Retype the data exactly, from its first line to the line containing "d => d.color);", including both, and skip any picture.
########################################
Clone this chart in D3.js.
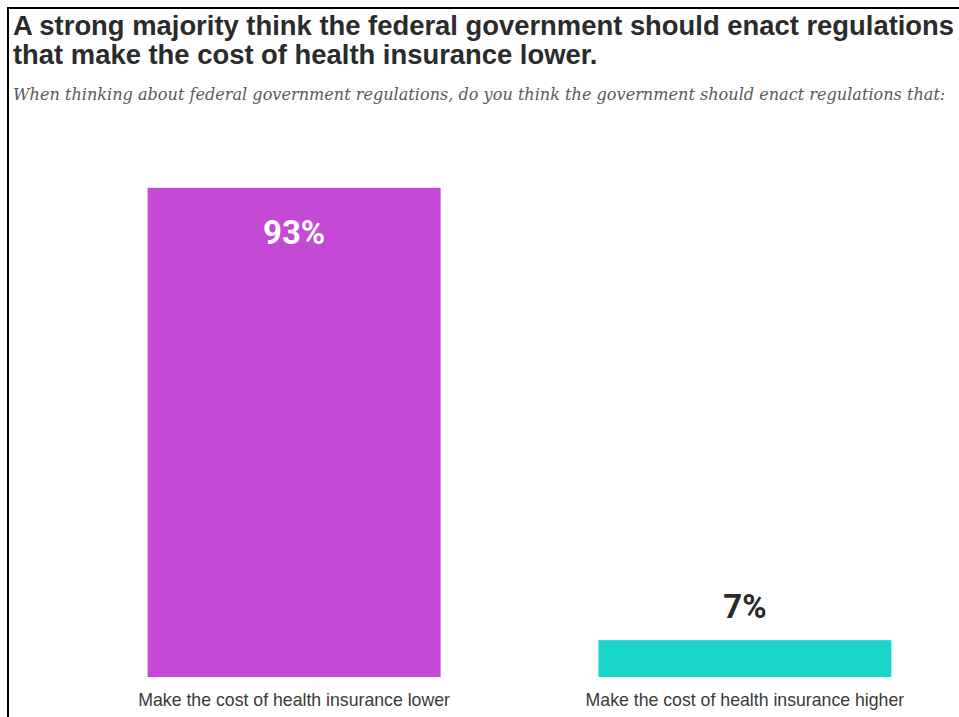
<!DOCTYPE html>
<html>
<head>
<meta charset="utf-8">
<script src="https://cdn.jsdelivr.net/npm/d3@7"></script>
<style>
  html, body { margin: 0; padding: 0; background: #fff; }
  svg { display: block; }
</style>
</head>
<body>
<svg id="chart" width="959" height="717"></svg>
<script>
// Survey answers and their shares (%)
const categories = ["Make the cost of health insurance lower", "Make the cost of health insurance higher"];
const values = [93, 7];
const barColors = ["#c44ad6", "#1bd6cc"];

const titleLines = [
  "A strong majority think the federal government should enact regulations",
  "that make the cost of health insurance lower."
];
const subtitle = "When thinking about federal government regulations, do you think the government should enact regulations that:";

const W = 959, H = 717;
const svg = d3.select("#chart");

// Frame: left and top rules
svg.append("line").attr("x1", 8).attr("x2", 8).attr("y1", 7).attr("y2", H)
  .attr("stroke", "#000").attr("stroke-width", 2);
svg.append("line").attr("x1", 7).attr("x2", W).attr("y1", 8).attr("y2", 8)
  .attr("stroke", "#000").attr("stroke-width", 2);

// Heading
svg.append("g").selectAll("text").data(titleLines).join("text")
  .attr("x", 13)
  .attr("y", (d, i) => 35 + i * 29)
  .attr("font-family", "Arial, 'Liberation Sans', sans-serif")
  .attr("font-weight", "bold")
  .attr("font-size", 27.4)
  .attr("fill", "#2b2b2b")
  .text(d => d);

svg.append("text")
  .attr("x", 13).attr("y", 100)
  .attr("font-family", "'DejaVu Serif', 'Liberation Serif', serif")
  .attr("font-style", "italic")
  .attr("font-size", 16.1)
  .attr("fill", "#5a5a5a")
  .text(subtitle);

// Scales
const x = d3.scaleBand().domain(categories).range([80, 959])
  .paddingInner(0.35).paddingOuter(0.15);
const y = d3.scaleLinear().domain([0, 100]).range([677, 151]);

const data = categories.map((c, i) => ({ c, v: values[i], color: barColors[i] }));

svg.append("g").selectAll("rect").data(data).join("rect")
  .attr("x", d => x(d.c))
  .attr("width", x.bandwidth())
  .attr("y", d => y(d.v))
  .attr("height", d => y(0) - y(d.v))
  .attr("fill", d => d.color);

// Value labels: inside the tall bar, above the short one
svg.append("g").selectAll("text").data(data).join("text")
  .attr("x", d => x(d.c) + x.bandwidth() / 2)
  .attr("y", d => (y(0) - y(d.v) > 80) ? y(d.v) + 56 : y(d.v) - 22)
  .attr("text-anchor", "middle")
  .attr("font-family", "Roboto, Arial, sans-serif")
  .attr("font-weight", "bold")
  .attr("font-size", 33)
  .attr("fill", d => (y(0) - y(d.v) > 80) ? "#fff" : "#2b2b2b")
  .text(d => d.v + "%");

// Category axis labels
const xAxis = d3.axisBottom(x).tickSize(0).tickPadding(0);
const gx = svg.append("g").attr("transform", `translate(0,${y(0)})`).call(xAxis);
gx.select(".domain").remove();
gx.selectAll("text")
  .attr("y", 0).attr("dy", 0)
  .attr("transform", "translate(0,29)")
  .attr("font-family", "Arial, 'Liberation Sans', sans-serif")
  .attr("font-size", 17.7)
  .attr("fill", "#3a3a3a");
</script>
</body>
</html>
########################################
Answer for the task ->
Clone this chart in D3.js.
<!DOCTYPE html>
<html>
<head>
<meta charset="utf-8">
<script src="https://cdn.jsdelivr.net/npm/d3@7"></script>
<style>
  html, body { margin: 0; padding: 0; background: #fff; }
  svg { display: block; }
</style>
</head>
<body>
<svg id="chart" width="959" height="717"></svg>
<script>
// Survey answers and their shares (%)
const categories = ["Make the cost of health insurance lower", "Make the cost of health insurance higher"];
const values = [93, 7];
const barColors = ["#c44ad6", "#1bd6cc"];

const titleLines = [
  "A strong majority think the federal government should enact regulations",
  "that make the cost of health insurance lower."
];
const subtitle = "When thinking about federal government regulations, do you think the government should enact regulations that:";

const W = 959, H = 717;
const svg = d3.select("#chart");

// Frame: left and top rules
svg.append("line").attr("x1", 8).attr("x2", 8).attr("y1", 7).attr("y2", H)
  .attr("stroke", "#000").attr("stroke-width", 2);
svg.append("line").attr("x1", 7).attr("x2", W).attr("y1", 8).attr("y2", 8)
  .attr("stroke", "#000").attr("stroke-width", 2);

// Heading
svg.append("g").selectAll("text").data(titleLines).join("text")
  .attr("x", 13)
  .attr("y", (d, i) => 35 + i * 29)
  .attr("font-family", "Arial, 'Liberation Sans', sans-serif")
  .attr("font-weight", "bold")
  .attr("font-size", 27.4)
  .attr("fill", "#2b2b2b")
  .text(d => d);

svg.append("text")
  .attr("x", 13).attr("y", 100)
  .attr("font-family", "'DejaVu Serif', 'Liberation Serif', serif")
  .attr("font-style", "italic")
  .attr("font-size", 16.1)
  .attr("fill", "#5a5a5a")
  .text(subtitle);

// Scales
const x = d3.scaleBand().domain(categories).range([80, 959])
  .paddingInner(0.35).paddingOuter(0.15);
const y = d3.scaleLinear().domain([0, 100]).range([677, 151]);

const data = categories.map((c, i) => ({ c, v: values[i], color: barColors[i] }));

svg.append("g").selectAll("rect").data(data).join("rect")
  .attr("x", d => x(d.c))
  .attr("width", x.bandwidth())
  .attr("y", d => y(d.v))
  .attr("height", d => y(0) - y(d.v))
  .attr("fill", d => d.color);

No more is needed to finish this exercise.